▸ Required work
Write out the listing below exactly, and omit any images you find in it.

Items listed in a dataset
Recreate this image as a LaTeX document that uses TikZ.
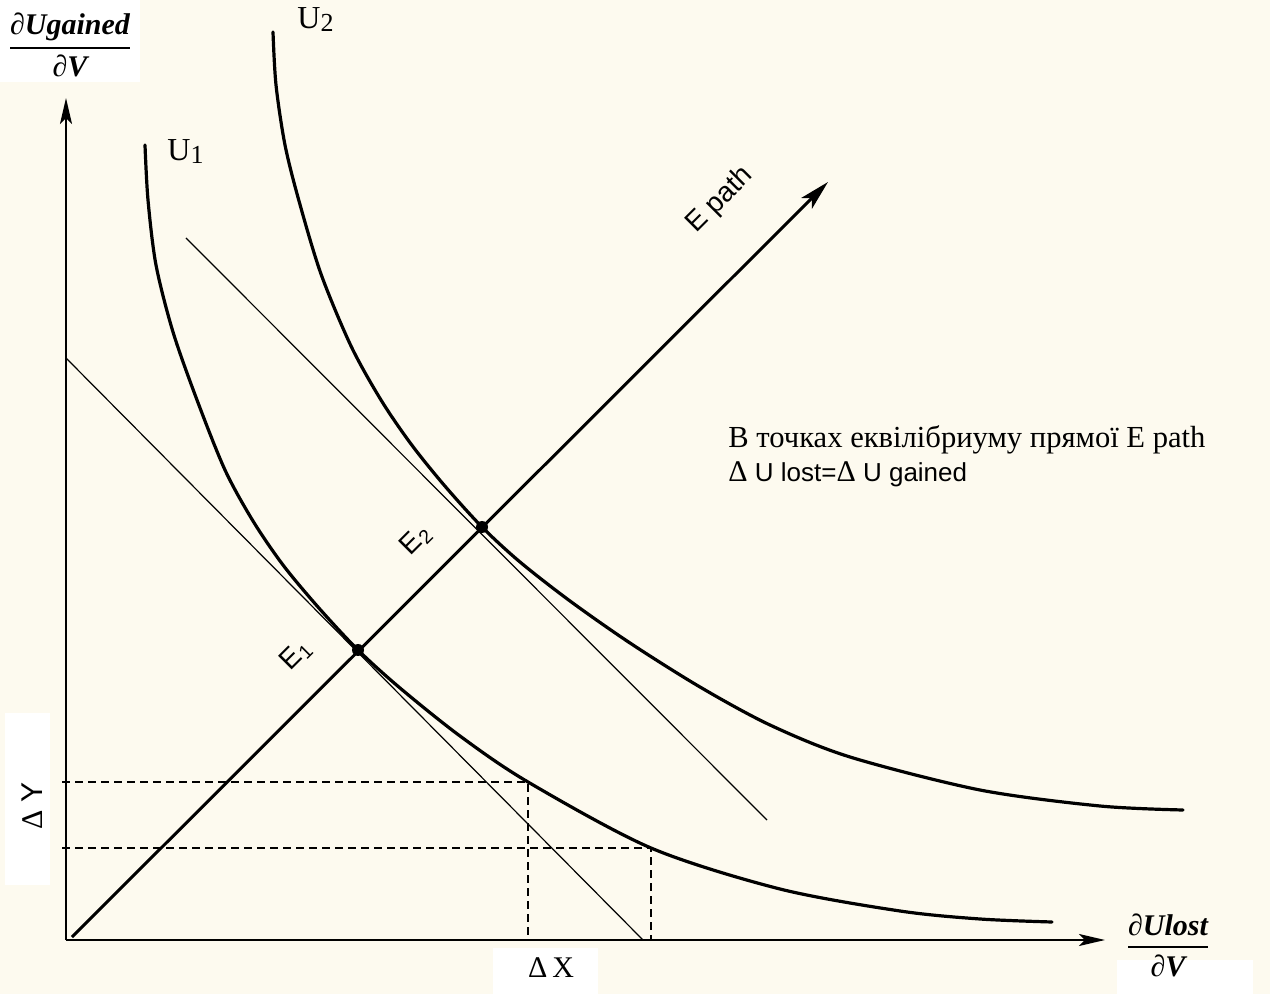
\documentclass[tikz,border=0pt]{standalone}
\usepackage{fontspec}
\setmainfont{Liberation Serif}
\newfontfamily\arialfont{Liberation Sans}
\usetikzlibrary{arrows.meta}
\definecolor{bgcream}{RGB}{253,250,239}
\newcommand\pdfrac[2]{$\displaystyle{\hbox{#1}\above 1pt\hbox{#2}}$}
\newcommand\usub[1]{\raisebox{-1.5pt}{\fontsize{13}{15}\selectfont #1}}
\newcommand\bigdelta{{\rmfamily\fontsize{15}{16}\selectfont Δ}}
\tikzset{
  axisline/.style={line width=1pt, -{Stealth[length=13pt,width=6pt,inset=3pt]}},
  epathline/.style={line width=1.5pt, -{Stealth[length=15pt,width=7.5pt,inset=3.5pt]}},
  ucurve/.style={line width=1.6pt, line join=round, line cap=round},
  tangentline/.style={line width=0.6pt},
  guide/.style={line width=0.7pt, dash pattern=on 4pt off 2.5pt},
  epoint/.style={circle, fill=black, inner sep=0pt, minimum size=6pt},
  lbl/.style={inner sep=0pt},
  fracfont/.style={font=\fontsize{15}{18}\selectfont\bfseries\itshape},
  ulbl/.style={inner sep=0pt, font=\fontsize{16}{19}\selectfont},
  elbl/.style={inner sep=0pt, font=\arialfont\fontsize{14}{17}\selectfont, rotate=45},
}
\begin{document}
\begin{tikzpicture}[x=0.5pt,y=-0.5pt]
\useasboundingbox (0,0) rectangle (1270,994);
\fill[bgcream] (0,0) rectangle (1270,994);
% white label patches
\fill[white] (0,0) rectangle (140,82);
\fill[white] (5,713) rectangle (50,885);
\fill[white] (493,948) rectangle (598,994);
\fill[white] (1117,960) rectangle (1253,994);

% key points
\coordinate (O) at (66,940);
\coordinate (ytip) at (66,98);
\coordinate (xtip) at (1105,940);
\coordinate (estart) at (72,937);
\coordinate (etip) at (828,182);
\coordinate (L1a) at (66,358);
\coordinate (L1b) at (643,940);
\coordinate (L2a) at (186,238);
\coordinate (L2b) at (767,820);
\coordinate (P1) at (528,782);
\coordinate (P2) at (651,848);
\coordinate (Y1) at (62,782);
\coordinate (Y2) at (62,848);
\coordinate (X1) at (528,940);
\coordinate (X2) at (651,940);

% guides
\draw[guide] (Y1) -- (P1) -- (X1);
\draw[guide] (Y2) -- (P2) -- (X2);

% tangent lines
\draw[tangentline] (L1a) -- (L1b);
\draw[tangentline] (L2a) -- (L2b);

% indifference curves
\draw[ucurve] plot[smooth, tension=0.5] coordinates {
  (145,145) (148,200) (156,265) (173,332) (197,400) (225,470) (253,521)
  (283,565) (318,607) (358,650) (400,688) (460,736) (528,782) (651,848)
  (780,889) (900,911) (980,919) (1052,922)};
\draw[ucurve] plot[smooth, tension=0.5] coordinates {
  (273,32) (276,85) (285,145) (299,201) (321,274) (351,346) (381,400)
  (411,444) (444,485) (482,527) (520,562) (570,601) (630,643) (700,687)
  (770,725) (850,757) (980,790) (1100,806) (1183,810)};

% axes
\draw[axisline] (O) -- (ytip);
\draw[axisline] (O) -- (xtip);
\draw[epathline] (estart) -- (etip);

% equilibrium points
\node[epoint] (E1) at (358,650) {};
\node[epoint] (E2) at (482,527) {};

% labels
\node[lbl, fracfont] (fy) at (70,45) {\pdfrac{∂Ugained}{∂V}};
\node[lbl, fracfont] (fx) at (1168,945) {\pdfrac{∂Ulost}{∂V}};
\node[ulbl, anchor=west] (u1) at (167,152) {U\usub{1}};
\node[ulbl, anchor=west] (u2) at (297,20) {U\usub{2}};
\node[elbl] (ep) at (720,200) {E path};
\node[elbl] (e1l) at (296,655) {E\textsubscript{1}};
\node[elbl] (e2l) at (416,540) {E\textsubscript{2}};
\node[lbl, anchor=base west, font=\fontsize{15.3}{18}\selectfont] (t1) at (728,448) {В точках еквілібриуму прямої E path};
\node[lbl, anchor=base west, font=\arialfont\fontsize{13}{16}\selectfont] (t2) at (728,482) {\bigdelta{} U lost=\bigdelta{} U gained};
\node[lbl, font=\fontsize{15}{18}\selectfont] (dx) at (551,968) {Δ\,X};
\node[lbl, rotate=90, font=\fontsize{15}{18}\selectfont] (dy) at (32,806) {Δ {\arialfont Y}};
\end{tikzpicture}
\end{document}
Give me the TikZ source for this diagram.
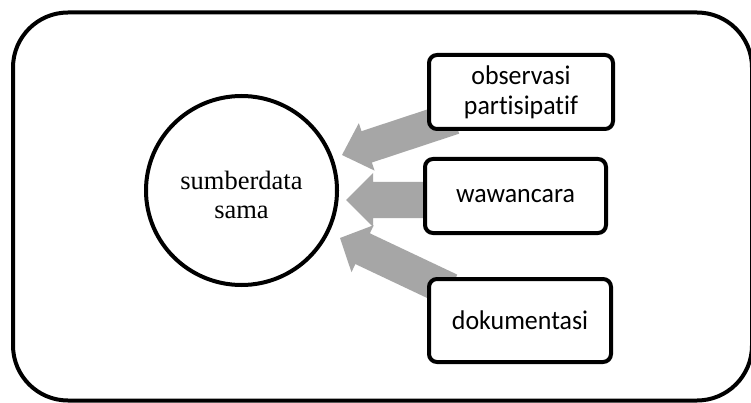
\documentclass[tikz,border=0pt]{standalone}
\usepackage{fontspec}
\setmainfont{Liberation Serif}
\newfontfamily\calib[FakeStretch=0.96,Ligatures=NoCommon]{Carlito}
\usetikzlibrary{calc,shapes.geometric}
\definecolor{arrowgray}{RGB}{166,166,166}
\pgfdeclarelayer{bg}
\pgfsetlayers{bg,main}
% tail, tip, shaft half width, head half width, head length
\newcommand\blockarrow[5]{%
  \path ($(#2)!#5!(#1)$) coordinate (ba-c);
  \fill[arrowgray] ($(#1)!#3!90:(#2)$) -- ($(ba-c)!#3!90:(#2)$) -- ($(ba-c)!#4!90:(#2)$)
    -- (#2) -- ($(ba-c)!#4!-90:(#2)$) -- ($(ba-c)!#3!-90:(#2)$) -- ($(#1)!#3!-90:(#2)$) -- cycle;}
\tikzset{
  frame/.style={line width=4pt, rounded corners=55pt},
  source/.style={ellipse, draw, line width=4pt, fill=white, inner sep=0pt},
  sourcetext/.style={align=center, inner sep=0pt, font=\fontsize{26.5}{29}\selectfont},
  method/.style={rectangle, draw, line width=4pt, rounded corners=8pt, fill=white, inner sep=0pt,
    align=center, font=\calib\fontsize{27}{30}\selectfont},
}
\begin{document}
\begin{tikzpicture}[x=1pt,y=-1pt]
\useasboundingbox (0,0) rectangle (751,403);
\begin{pgfonlayer}{bg}
\fill[white] (0,0) rectangle (751,403);
\end{pgfonlayer}
\draw[frame] (13,12.5) rectangle (752,400.5);
\node[source, minimum width=191pt, minimum height=189pt,
  label={[sourcetext, yshift=-4pt]center:{sumberdata\\sama}}] (src) at (241.5,190.5) {};
\node[method, minimum width=184pt, minimum height=74pt] (obs) at (521,92) {observasi\\partisipatif};
\node[method, minimum width=181pt, minimum height=74pt] (waw) at (515.5,196) {wawancara};
\node[method, minimum width=182pt, minimum height=83pt] (dok) at (520,320.5) {dokumentasi};
\coordinate (t1) at (454,118);
\coordinate (p1) at (342,155);
\coordinate (t2) at (440,200);
\coordinate (p2) at (346,200);
\coordinate (t3) at (450,290);
\coordinate (p3) at (340,238);
\begin{pgfonlayer}{bg}
\blockarrow{t1}{p1}{16.5pt}{25pt}{26pt}
\blockarrow{t2}{p2}{18pt}{27pt}{27pt}
\blockarrow{t3}{p3}{17pt}{26pt}{25pt}
\end{pgfonlayer}
\end{tikzpicture}
\end{document}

▸ Expected answer
Recreate this image as a LaTeX document that uses TikZ.
\documentclass[tikz,border=0pt]{standalone}
\usepackage{fontspec}
\setmainfont{Liberation Serif}
\newfontfamily\arialfont{Liberation Sans}
\usetikzlibrary{arrows.meta}
\definecolor{bgcream}{RGB}{253,250,239}
\newcommand\pdfrac[2]{$\displaystyle{\hbox{#1}\above 1pt\hbox{#2}}$}
\newcommand\usub[1]{\raisebox{-1.5pt}{\fontsize{13}{15}\selectfont #1}}
\newcommand\bigdelta{{\rmfamily\fontsize{15}{16}\selectfont Δ}}
\tikzset{
  axisline/.style={line width=1pt, -{Stealth[length=13pt,width=6pt,inset=3pt]}},
  epathline/.style={line width=1.5pt, -{Stealth[length=15pt,width=7.5pt,inset=3.5pt]}},
  ucurve/.style={line width=1.6pt, line join=round, line cap=round},
  tangentline/.style={line width=0.6pt},
  guide/.style={line width=0.7pt, dash pattern=on 4pt off 2.5pt},
  epoint/.style={circle, fill=black, inner sep=0pt, minimum size=6pt},
  lbl/.style={inner sep=0pt},
  fracfont/.style={font=\fontsize{15}{18}\selectfont\bfseries\itshape},
  ulbl/.style={inner sep=0pt, font=\fontsize{16}{19}\selectfont},
  elbl/.style={inner sep=0pt, font=\arialfont\fontsize{14}{17}\selectfont, rotate=45},
}
\begin{document}
\begin{tikzpicture}[x=0.5pt,y=-0.5pt]
\useasboundingbox (0,0) rectangle (1270,994);
\fill[bgcream] (0,0) rectangle (1270,994);
% white label patches
\fill[white] (0,0) rectangle (140,82);
\fill[white] (5,713) rectangle (50,885);
\fill[white] (493,948) rectangle (598,994);
\fill[white] (1117,960) rectangle (1253,994);

% key points
\coordinate (O) at (66,940);
\coordinate (ytip) at (66,98);
\coordinate (xtip) at (1105,940);
\coordinate (estart) at (72,937);
\coordinate (etip) at (828,182);
\coordinate (L1a) at (66,358);
\coordinate (L1b) at (643,940);
\coordinate (L2a) at (186,238);
\coordinate (L2b) at (767,820);
\coordinate (P1) at (528,782);
\coordinate (P2) at (651,848);
\coordinate (Y1) at (62,782);
\coordinate (Y2) at (62,848);
\coordinate (X1) at (528,940);
\coordinate (X2) at (651,940);

% guides
\draw[guide] (Y1) -- (P1) -- (X1);
\draw[guide] (Y2) -- (P2) -- (X2);

% tangent lines
\draw[tangentline] (L1a) -- (L1b);
\draw[tangentline] (L2a) -- (L2b);

% indifference curves
\draw[ucurve] plot[smooth, tension=0.5] coordinates {
  (145,145) (148,200) (156,265) (173,332) (197,400) (225,470) (253,521)
  (283,565) (318,607) (358,650) (400,688) (460,736) (528,782) (651,848)
  (780,889) (900,911) (980,919) (1052,922)};
\draw[ucurve] plot[smooth, tension=0.5] coordinates {
  (273,32) (276,85) (285,145) (299,201) (321,274) (351,346) (381,400)
  (411,444) (444,485) (482,527) (520,562) (570,601) (630,643) (700,687)
  (770,725) (850,757) (980,790) (1100,806) (1183,810)};

% axes
\draw[axisline] (O) -- (ytip);
\draw[axisline] (O) -- (xtip);
\draw[epathline] (estart) -- (etip);

% equilibrium points
\node[epoint] (E1) at (358,650) {};
\node[epoint] (E2) at (482,527) {};

% labels
\node[lbl, fracfont] (fy) at (70,45) {\pdfrac{∂Ugained}{∂V}};
\node[lbl, fracfont] (fx) at (1168,945) {\pdfrac{∂Ulost}{∂V}};
\node[ulbl, anchor=west] (u1) at (167,152) {U\usub{1}};
\node[ulbl, anchor=west] (u2) at (297,20) {U\usub{2}};
\node[elbl] (ep) at (720,200) {E path};
\node[elbl] (e1l) at (296,655) {E\textsubscript{1}};
\node[elbl] (e2l) at (416,540) {E\textsubscript{2}};
\node[lbl, anchor=base west, font=\fontsize{15.3}{18}\selectfont] (t1) at (728,448) {В точках еквілібриуму прямої E path};
\node[lbl, anchor=base west, font=\arialfont\fontsize{13}{16}\selectfont] (t2) at (728,482) {\bigdelta{} U lost=\bigdelta{} U gained};
\node[lbl, font=\fontsize{15}{18}\selectfont] (dx) at (551,968) {Δ\,X};
\node[lbl, rotate=90, font=\fontsize{15}{18}\selectfont] (dy) at (32,806) {Δ {\arialfont Y}};
\end{tikzpicture}
\end{document}
Give me the TikZ source for this diagram.
\documentclass[tikz,border=0pt]{standalone}
\usepackage{fontspec}
\setmainfont{Liberation Serif}
\newfontfamily\calib[FakeStretch=0.96,Ligatures=NoCommon]{Carlito}
\usetikzlibrary{calc,shapes.geometric}
\definecolor{arrowgray}{RGB}{166,166,166}
\pgfdeclarelayer{bg}
\pgfsetlayers{bg,main}
% tail, tip, shaft half width, head half width, head length
\newcommand\blockarrow[5]{%
  \path ($(#2)!#5!(#1)$) coordinate (ba-c);
  \fill[arrowgray] ($(#1)!#3!90:(#2)$) -- ($(ba-c)!#3!90:(#2)$) -- ($(ba-c)!#4!90:(#2)$)
    -- (#2) -- ($(ba-c)!#4!-90:(#2)$) -- ($(ba-c)!#3!-90:(#2)$) -- ($(#1)!#3!-90:(#2)$) -- cycle;}
\tikzset{
  frame/.style={line width=4pt, rounded corners=55pt},
  source/.style={ellipse, draw, line width=4pt, fill=white, inner sep=0pt},
  sourcetext/.style={align=center, inner sep=0pt, font=\fontsize{26.5}{29}\selectfont},
  method/.style={rectangle, draw, line width=4pt, rounded corners=8pt, fill=white, inner sep=0pt,
    align=center, font=\calib\fontsize{27}{30}\selectfont},
}
\begin{document}
\begin{tikzpicture}[x=1pt,y=-1pt]
\useasboundingbox (0,0) rectangle (751,403);
\begin{pgfonlayer}{bg}
\fill[white] (0,0) rectangle (751,403);
\end{pgfonlayer}
\draw[frame] (13,12.5) rectangle (752,400.5);
\node[source, minimum width=191pt, minimum height=189pt,
  label={[sourcetext, yshift=-4pt]center:{sumberdata\\sama}}] (src) at (241.5,190.5) {};
\node[method, minimum width=184pt, minimum height=74pt] (obs) at (521,92) {observasi\\partisipatif};
\node[method, minimum width=181pt, minimum height=74pt] (waw) at (515.5,196) {wawancara};
\node[method, minimum width=182pt, minimum height=83pt] (dok) at (520,320.5) {dokumentasi};
\coordinate (t1) at (454,118);
\coordinate (p1) at (342,155);
\coordinate (t2) at (440,200);
\coordinate (p2) at (346,200);
\coordinate (t3) at (450,290);
\coordinate (p3) at (340,238);
\begin{pgfonlayer}{bg}
\blockarrow{t1}{p1}{16.5pt}{25pt}{26pt}
\blockarrow{t2}{p2}{18pt}{27pt}{27pt}
\blockarrow{t3}{p3}{17pt}{26pt}{25pt}
\end{pgfonlayer}
\end{tikzpicture}
\end{document}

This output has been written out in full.